**Information supplied**
★ ★ ★ ★ ★

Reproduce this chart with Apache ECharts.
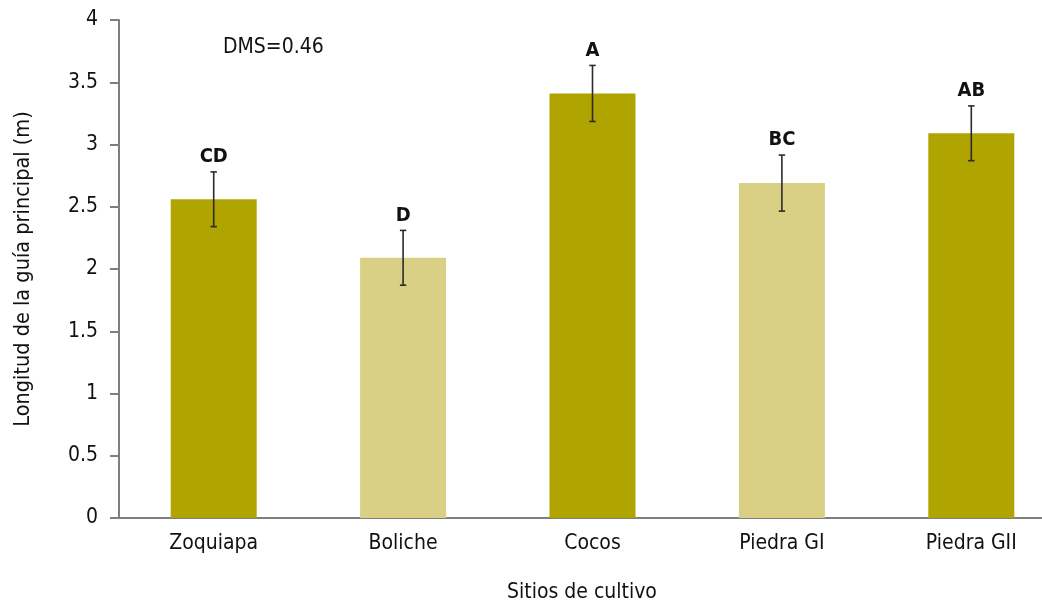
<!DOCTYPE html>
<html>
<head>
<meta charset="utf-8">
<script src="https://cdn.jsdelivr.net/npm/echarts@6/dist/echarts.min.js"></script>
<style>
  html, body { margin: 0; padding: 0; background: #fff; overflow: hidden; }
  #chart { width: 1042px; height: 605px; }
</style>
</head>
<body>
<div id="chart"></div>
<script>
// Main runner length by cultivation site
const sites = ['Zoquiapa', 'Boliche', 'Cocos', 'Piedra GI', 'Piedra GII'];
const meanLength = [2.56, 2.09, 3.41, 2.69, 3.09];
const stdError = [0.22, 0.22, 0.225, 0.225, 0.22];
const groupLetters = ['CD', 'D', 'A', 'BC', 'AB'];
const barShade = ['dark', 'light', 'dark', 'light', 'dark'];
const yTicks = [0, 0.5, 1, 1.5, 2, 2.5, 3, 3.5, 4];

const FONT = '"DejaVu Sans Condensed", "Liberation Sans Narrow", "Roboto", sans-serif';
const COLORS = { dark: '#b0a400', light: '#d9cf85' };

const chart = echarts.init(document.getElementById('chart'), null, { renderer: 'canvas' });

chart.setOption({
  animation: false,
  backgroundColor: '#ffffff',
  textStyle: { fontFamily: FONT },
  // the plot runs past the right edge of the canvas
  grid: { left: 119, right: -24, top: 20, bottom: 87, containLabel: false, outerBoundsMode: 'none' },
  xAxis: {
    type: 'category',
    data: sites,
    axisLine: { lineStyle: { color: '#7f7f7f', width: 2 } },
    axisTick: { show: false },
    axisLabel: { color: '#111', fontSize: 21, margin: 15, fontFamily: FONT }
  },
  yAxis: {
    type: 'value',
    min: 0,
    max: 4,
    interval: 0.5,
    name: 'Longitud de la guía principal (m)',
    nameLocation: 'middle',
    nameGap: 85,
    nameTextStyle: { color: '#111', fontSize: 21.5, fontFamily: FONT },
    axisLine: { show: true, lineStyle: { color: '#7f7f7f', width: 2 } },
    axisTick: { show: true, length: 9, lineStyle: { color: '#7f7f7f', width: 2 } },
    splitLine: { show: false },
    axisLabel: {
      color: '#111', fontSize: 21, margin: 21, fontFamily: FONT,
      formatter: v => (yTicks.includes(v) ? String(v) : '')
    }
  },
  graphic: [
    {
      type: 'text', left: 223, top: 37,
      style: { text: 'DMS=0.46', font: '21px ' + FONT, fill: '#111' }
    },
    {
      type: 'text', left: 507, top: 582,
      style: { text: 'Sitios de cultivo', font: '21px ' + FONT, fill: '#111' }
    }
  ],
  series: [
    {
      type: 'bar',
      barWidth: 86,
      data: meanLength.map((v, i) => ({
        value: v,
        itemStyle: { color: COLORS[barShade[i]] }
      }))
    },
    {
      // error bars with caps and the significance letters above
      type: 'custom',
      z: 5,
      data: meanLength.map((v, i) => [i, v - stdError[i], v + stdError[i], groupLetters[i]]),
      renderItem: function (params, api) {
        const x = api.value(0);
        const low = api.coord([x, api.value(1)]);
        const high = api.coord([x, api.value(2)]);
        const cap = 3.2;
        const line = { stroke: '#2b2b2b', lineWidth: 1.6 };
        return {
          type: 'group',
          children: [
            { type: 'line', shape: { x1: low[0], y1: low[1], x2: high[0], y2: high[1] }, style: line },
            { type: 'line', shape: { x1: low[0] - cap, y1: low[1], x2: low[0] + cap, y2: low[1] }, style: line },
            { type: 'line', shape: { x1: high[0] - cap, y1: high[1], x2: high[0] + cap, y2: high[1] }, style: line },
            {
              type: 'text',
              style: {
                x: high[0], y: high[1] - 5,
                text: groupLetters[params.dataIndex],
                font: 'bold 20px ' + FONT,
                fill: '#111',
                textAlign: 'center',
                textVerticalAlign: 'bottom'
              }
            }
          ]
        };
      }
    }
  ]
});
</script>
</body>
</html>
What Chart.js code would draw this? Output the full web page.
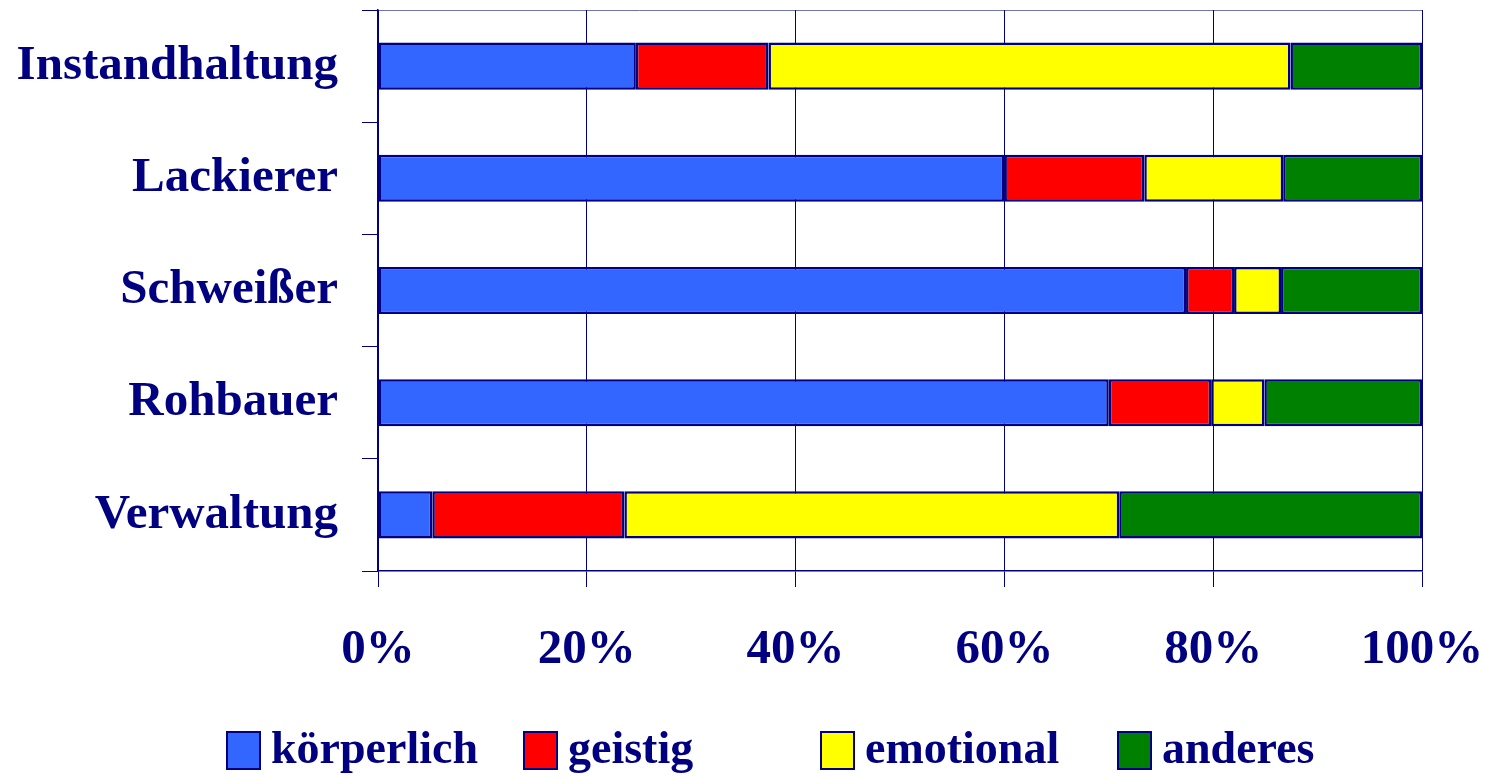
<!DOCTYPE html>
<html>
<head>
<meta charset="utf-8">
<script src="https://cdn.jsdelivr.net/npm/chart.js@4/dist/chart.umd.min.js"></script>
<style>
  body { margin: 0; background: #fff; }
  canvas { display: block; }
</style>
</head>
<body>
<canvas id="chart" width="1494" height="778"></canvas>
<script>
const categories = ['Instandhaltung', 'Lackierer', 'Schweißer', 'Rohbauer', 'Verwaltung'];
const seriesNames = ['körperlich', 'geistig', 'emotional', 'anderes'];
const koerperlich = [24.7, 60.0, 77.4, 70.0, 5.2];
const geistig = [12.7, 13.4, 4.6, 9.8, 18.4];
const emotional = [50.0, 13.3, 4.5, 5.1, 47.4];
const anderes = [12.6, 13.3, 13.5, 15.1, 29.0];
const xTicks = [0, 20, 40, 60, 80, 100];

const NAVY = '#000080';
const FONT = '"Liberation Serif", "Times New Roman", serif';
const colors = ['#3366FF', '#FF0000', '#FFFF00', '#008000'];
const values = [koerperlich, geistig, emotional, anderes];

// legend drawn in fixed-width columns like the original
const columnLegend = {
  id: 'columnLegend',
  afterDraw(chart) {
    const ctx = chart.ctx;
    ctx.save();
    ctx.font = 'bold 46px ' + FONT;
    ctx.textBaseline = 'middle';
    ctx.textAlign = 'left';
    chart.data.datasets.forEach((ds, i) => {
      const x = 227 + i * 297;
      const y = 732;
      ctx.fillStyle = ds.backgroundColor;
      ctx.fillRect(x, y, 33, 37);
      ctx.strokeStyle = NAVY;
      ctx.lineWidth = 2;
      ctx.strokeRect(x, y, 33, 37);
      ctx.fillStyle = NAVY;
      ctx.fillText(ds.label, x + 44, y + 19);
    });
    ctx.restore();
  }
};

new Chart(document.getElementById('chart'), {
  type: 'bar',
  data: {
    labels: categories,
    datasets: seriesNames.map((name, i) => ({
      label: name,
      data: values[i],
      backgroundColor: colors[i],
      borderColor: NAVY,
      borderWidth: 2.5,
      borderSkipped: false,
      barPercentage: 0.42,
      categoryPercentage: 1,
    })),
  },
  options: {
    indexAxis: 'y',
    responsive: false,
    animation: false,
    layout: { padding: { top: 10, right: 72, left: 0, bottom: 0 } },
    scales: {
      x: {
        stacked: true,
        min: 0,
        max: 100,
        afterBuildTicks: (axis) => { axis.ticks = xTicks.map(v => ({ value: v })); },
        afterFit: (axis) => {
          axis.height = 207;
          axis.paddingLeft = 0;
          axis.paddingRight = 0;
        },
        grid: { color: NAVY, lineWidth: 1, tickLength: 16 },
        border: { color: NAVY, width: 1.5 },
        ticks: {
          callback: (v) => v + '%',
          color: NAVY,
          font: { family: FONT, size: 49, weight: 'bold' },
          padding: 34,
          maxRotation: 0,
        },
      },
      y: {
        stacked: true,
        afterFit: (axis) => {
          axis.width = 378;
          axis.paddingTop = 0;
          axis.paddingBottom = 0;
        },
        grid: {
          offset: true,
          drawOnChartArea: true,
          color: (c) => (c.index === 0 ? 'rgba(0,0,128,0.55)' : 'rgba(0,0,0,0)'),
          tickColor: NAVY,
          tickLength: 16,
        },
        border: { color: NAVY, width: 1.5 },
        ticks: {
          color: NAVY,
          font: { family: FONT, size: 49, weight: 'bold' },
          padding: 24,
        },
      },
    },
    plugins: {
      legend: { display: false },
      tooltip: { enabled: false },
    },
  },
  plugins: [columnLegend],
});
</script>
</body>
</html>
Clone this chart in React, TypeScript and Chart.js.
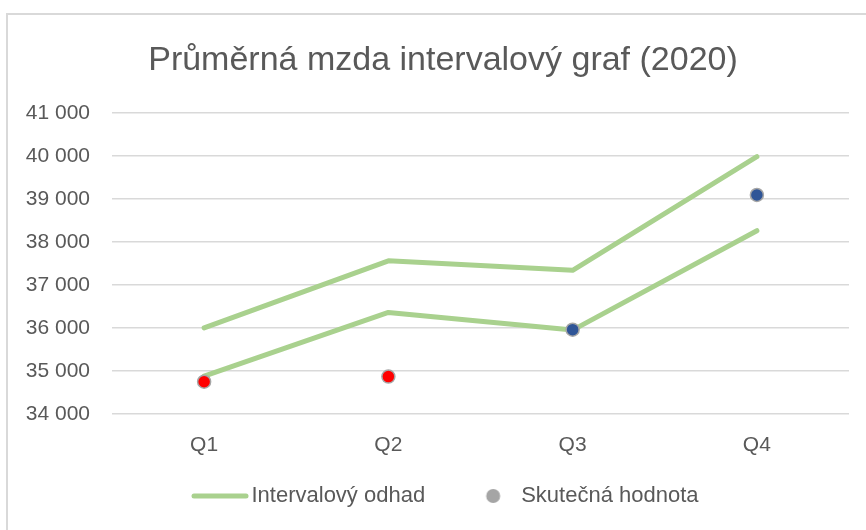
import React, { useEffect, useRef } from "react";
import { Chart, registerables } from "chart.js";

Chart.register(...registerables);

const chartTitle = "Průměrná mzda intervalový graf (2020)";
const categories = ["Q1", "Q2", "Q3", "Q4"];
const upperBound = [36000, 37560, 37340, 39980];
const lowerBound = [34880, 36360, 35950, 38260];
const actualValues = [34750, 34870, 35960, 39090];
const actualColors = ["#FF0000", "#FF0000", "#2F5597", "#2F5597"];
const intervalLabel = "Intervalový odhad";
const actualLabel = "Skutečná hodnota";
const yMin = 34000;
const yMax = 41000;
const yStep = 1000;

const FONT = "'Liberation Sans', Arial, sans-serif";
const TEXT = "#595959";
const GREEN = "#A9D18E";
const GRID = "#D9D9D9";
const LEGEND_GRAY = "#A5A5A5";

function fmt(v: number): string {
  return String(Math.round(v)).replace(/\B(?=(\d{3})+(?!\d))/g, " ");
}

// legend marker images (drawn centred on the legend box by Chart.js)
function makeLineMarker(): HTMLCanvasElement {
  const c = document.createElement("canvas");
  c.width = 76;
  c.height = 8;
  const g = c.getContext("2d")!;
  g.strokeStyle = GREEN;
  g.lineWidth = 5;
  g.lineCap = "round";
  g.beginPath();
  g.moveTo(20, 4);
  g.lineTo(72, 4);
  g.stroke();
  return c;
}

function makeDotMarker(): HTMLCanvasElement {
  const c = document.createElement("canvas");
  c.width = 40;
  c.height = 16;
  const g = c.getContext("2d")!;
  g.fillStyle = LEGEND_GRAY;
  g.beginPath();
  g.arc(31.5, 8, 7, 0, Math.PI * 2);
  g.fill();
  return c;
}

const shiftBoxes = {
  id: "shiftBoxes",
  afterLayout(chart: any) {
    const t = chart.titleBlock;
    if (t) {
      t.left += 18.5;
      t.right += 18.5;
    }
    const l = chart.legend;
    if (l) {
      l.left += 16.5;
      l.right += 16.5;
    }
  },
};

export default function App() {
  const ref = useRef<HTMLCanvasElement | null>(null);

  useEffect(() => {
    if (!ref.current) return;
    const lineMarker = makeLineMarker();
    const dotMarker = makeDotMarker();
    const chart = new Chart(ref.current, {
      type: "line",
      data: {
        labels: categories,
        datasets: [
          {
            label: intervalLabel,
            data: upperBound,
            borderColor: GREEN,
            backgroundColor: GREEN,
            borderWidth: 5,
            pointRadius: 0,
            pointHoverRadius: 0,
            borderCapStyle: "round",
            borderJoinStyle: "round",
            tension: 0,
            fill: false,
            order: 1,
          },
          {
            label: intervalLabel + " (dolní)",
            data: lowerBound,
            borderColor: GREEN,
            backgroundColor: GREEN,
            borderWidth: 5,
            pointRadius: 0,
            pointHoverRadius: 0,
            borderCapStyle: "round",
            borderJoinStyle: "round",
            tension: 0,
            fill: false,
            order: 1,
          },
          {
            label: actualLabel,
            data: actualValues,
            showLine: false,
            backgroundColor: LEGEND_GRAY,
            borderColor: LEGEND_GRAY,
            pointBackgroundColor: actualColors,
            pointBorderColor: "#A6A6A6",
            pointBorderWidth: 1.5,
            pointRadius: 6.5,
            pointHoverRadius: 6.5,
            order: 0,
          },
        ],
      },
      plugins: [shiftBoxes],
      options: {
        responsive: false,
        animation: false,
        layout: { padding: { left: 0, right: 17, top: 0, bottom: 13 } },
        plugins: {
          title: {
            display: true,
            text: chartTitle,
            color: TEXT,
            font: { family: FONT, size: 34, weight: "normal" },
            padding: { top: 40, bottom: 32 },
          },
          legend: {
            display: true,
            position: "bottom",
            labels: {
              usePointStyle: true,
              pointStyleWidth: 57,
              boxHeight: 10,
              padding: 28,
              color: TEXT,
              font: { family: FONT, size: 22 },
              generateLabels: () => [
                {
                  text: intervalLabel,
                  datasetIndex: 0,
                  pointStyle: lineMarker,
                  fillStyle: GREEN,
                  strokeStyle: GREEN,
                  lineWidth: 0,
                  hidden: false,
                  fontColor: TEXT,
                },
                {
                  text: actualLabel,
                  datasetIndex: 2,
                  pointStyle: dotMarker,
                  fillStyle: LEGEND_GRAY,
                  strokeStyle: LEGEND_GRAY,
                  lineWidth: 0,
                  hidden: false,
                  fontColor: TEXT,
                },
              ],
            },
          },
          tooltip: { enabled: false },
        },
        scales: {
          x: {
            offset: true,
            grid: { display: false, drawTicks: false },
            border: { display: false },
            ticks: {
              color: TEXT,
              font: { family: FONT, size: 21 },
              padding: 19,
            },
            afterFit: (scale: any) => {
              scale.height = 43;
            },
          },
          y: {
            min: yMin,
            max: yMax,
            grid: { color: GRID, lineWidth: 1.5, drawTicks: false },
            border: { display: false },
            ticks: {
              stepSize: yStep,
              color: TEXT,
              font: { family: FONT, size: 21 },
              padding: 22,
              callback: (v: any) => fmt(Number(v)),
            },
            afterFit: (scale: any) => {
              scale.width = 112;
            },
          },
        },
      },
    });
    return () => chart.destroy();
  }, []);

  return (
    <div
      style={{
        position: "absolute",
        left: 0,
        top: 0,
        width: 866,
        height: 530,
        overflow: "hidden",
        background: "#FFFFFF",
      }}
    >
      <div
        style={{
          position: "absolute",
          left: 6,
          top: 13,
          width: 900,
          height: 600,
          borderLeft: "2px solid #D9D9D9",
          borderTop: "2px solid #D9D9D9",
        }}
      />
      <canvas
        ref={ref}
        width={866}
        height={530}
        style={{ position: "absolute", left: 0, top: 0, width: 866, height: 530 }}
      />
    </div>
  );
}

★ ★ ★ ★ ★

**Do this**
Pictures in the material above should be skipped; print exactly the lines from the one with "What Chart.js code" through the one with "const values = [koerperlich, geistig, emotional, anderes];".

**Response for this exercise**
What Chart.js code would draw this? Output the full web page.
<!DOCTYPE html>
<html>
<head>
<meta charset="utf-8">
<script src="https://cdn.jsdelivr.net/npm/chart.js@4/dist/chart.umd.min.js"></script>
<style>
  body { margin: 0; background: #fff; }
  canvas { display: block; }
</style>
</head>
<body>
<canvas id="chart" width="1494" height="778"></canvas>
<script>
const categories = ['Instandhaltung', 'Lackierer', 'Schweißer', 'Rohbauer', 'Verwaltung'];
const seriesNames = ['körperlich', 'geistig', 'emotional', 'anderes'];
const koerperlich = [24.7, 60.0, 77.4, 70.0, 5.2];
const geistig = [12.7, 13.4, 4.6, 9.8, 18.4];
const emotional = [50.0, 13.3, 4.5, 5.1, 47.4];
const anderes = [12.6, 13.3, 13.5, 15.1, 29.0];
const xTicks = [0, 20, 40, 60, 80, 100];

const NAVY = '#000080';
const FONT = '"Liberation Serif", "Times New Roman", serif';
const colors = ['#3366FF', '#FF0000', '#FFFF00', '#008000'];
const values = [koerperlich, geistig, emotional, anderes];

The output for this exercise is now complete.